Unique Solution for Regression Coefficients

• The least squares method provides a unique solution for the regression coefficients that minimizes the sum of squared residuals
  • This unique solution makes the least squares approach widely used in linear regression analysis
• The least squares solution is optimal when the assumptions of the linear model are met (linearity, independence, normality, and homoscedasticity of errors)
• The least squares estimates are unbiased and have the lowest variance among all linear unbiased estimators (Gauss-Markov theorem)

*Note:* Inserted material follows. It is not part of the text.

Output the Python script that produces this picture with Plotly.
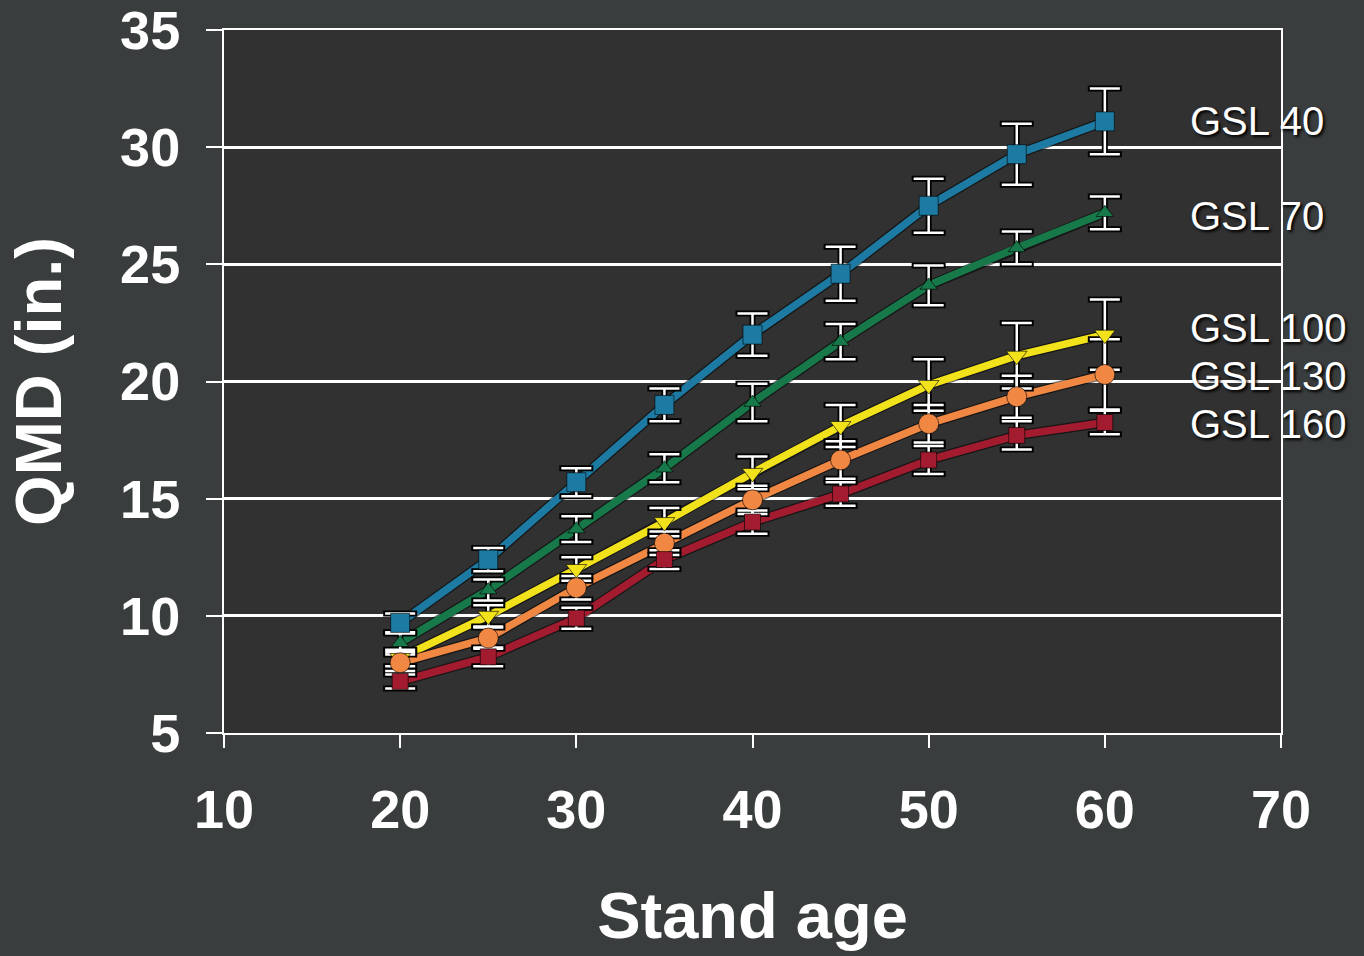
import plotly.graph_objects as go

# Stand age (years)
ages = [20, 25, 30, 35, 40, 45, 50, 55, 60]

# Mean quadratic mean diameter (in.) by growing stock level
gsl40 = [9.7, 12.4, 15.7, 19.0, 22.0, 24.6, 27.5, 29.7, 31.1]
gsl70 = [8.85, 11.1, 13.7, 16.3, 19.1, 21.7, 24.1, 25.7, 27.2]
gsl100 = [8.2, 10.0, 12.0, 14.0, 16.1, 18.1, 19.85, 21.1, 22.0]
gsl130 = [8.0, 9.05, 11.2, 13.1, 14.95, 16.65, 18.2, 19.35, 20.3]
gsl160 = [7.2, 8.25, 9.9, 12.4, 14.0, 15.2, 16.65, 17.7, 18.25]

# Error bar half-widths (in.)
err40 = [0.4, 0.5, 0.6, 0.7, 0.9, 1.15, 1.15, 1.3, 1.4]
err70 = [0.4, 0.45, 0.55, 0.6, 0.8, 0.75, 0.85, 0.7, 0.7]
err100 = [0.35, 0.45, 0.5, 0.6, 0.7, 0.9, 1.1, 1.4, 1.5]
err130 = [0.35, 0.45, 0.5, 0.5, 0.6, 0.8, 0.8, 0.9, 1.5]
err160 = [0.3, 0.4, 0.45, 0.4, 0.5, 0.5, 0.6, 0.6, 0.5]

series_names = ["GSL 40", "GSL 70", "GSL 100", "GSL 130", "GSL 160"]
x_ticks = [10, 20, 30, 40, 50, 60, 70]
y_ticks = [5, 10, 15, 20, 25, 30, 35]

series = [
    (series_names[0], gsl40, err40, "#1d7ba3", "square", 19),
    (series_names[1], gsl70, err70, "#17784a", "triangle-up", 15),
    (series_names[2], gsl100, err100, "#f2e21c", "triangle-down", 18),
    (series_names[3], gsl130, err130, "#f08844", "circle", 20),
    (series_names[4], gsl160, err160, "#a31b2e", "square", 16),
]
# vertical placement of the right-hand series labels
label_y = [31.1, 27.05, 22.3, 20.25, 18.2]

FONT = "Liberation Sans, Arial, sans-serif"
PAPER = "#3a3d3d"
PLOT_BG = "#313131"

fig = go.Figure()

# connecting lines, dark edge underneath the coloured stroke
for name, y, e, color, sym, sz in series:
    fig.add_trace(go.Scatter(x=ages, y=y, mode="lines",
                             line=dict(color="rgba(0,0,0,0.55)", width=10),
                             hoverinfo="skip", showlegend=False))
    fig.add_trace(go.Scatter(x=ages, y=y, mode="lines", name=name,
                             line=dict(color=color, width=7.5),
                             showlegend=False))

# error bars: black halo then white bar
for name, y, e, color, sym, sz in series:
    fig.add_trace(go.Scatter(x=ages, y=y, mode="markers",
                             marker=dict(size=1, opacity=0),
                             error_y=dict(type="data", array=e, visible=True,
                                          color="black", thickness=6, width=17),
                             hoverinfo="skip", showlegend=False))
for name, y, e, color, sym, sz in series:
    fig.add_trace(go.Scatter(x=ages, y=y, mode="markers",
                             marker=dict(size=1, opacity=0),
                             error_y=dict(type="data", array=e, visible=True,
                                          color="white", thickness=2.5, width=15),
                             hoverinfo="skip", showlegend=False))

# markers on top
for name, y, e, color, sym, sz in series:
    fig.add_trace(go.Scatter(x=ages, y=y, mode="markers", name=name,
                             marker=dict(symbol=sym, size=sz, color=color,
                                         line=dict(color="rgba(0,0,0,0.6)", width=1)),
                             showlegend=False))

for (name, *_), ly in zip(series, label_y):
    fig.add_annotation(x=64.7, y=ly, xref="x", yref="y", text=name,
                       showarrow=False, xanchor="left", yanchor="middle",
                       font=dict(family=FONT, size=40, color="white",
                                 shadow="2px 2px 3px black"))

axis_common = dict(
    showline=True, linecolor="white", linewidth=2, mirror=True,
    ticks="outside", tickcolor="white", tickwidth=2,
    tickfont=dict(family=FONT, size=54, color="white", weight="bold"),
    ticklabeloverflow="allow", automargin=False,
    zeroline=False,
)

fig.update_xaxes(range=[10, 70], tickvals=x_ticks, ticklen=13,
                 showgrid=False, ticklabelstandoff=15,
                 title=dict(text="Stand age", standoff=55,
                            font=dict(family=FONT, size=65, color="white",
                                      weight="bold")),
                 **axis_common)
fig.update_yaxes(range=[5, 35], tickvals=y_ticks, ticklen=16,
                 showgrid=True, gridcolor="white", gridwidth=2.5,
                 ticklabelstandoff=15,
                 title=dict(text="QMD (in.)", standoff=37,
                            font=dict(family=FONT, size=65, color="white",
                                      weight="bold")),
                 **axis_common)

fig.update_layout(
    width=1364, height=956,
    margin=dict(l=224, r=83, t=30, b=223),
    paper_bgcolor=PAPER, plot_bgcolor=PLOT_BG,
    showlegend=False,
)

fig.write_html("out.html")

Normal Equations for OLS Estimators

Deriving the Normal Equations

• The normal equations are a set of linear equations that can be solved to obtain the OLS estimates for the regression coefficients
• To derive the normal equations, express the sum of squared residuals as a function of the regression coefficients (β₀ and β₁ for a simple linear regression)
• Take the partial derivatives of the sum of squared residuals with respect to each regression coefficient and set them equal to zero
  • This finds the values that minimize the sum of squared residuals
• The resulting normal equations for a simple linear regression are:
  • $\sum(y_i) = n\beta_0 + \beta_1\sum(x_i)$
  • $\sum(x_i * y_i) = \beta_0\sum(x_i) + \beta_1\sum(x_i^2)$

Normal Equations in Matrix Form

• For multiple linear regression with p predictor variables, the normal equations can be expressed in matrix form
  • $(X^T * X)\beta = X^T * y$
  • X is the design matrix containing the values of the predictor variables
  • X^T is the transpose of the design matrix
  • y is the vector of observed values of the dependent variable
• The matrix form of the normal equations simplifies the calculation of OLS estimates in multiple linear regression
• Statistical software packages and programming languages often provide functions or libraries to solve the normal equations efficiently (e.g.,

  lm()

  in R,

  LinearRegression

  in Python's scikit-learn)

Calculating OLS Estimates

Simple Linear Regression

• To calculate the OLS estimates for the regression coefficients in a simple linear regression, solve the normal equations derived earlier
• The OLS estimates for the intercept (β₀) and slope (β₁) can be calculated using the following formulas:
  • $\beta_1 = \frac{\sum(x_i * y_i) - (\sum x_i * \sum y_i) / n}{\sum(x_i^2) - (\sum x_i)^2 / n}$
  • $\beta_0 = (\sum y_i / n) - \beta_1 * (\sum x_i / n)$
• These formulas can be easily implemented in a spreadsheet or programming language to obtain the OLS estimates

Multiple Linear Regression

• In multiple linear regression, the OLS estimates can be obtained by solving the normal equations in matrix form
  • $\beta = (X^T * X)^{-1} * X^T * y$
  • (X^T * X)^(-1) is the inverse of the matrix product X^T * X
• Statistical software packages and programming languages have built-in functions or libraries to calculate the OLS estimates
  • Examples include the

    lm()

    function in R and the

    LinearRegression

    class in Python's scikit-learn library
• These functions and libraries efficiently handle the matrix calculations and provide the OLS estimates along with other relevant statistics (standard errors, t-values, p-values)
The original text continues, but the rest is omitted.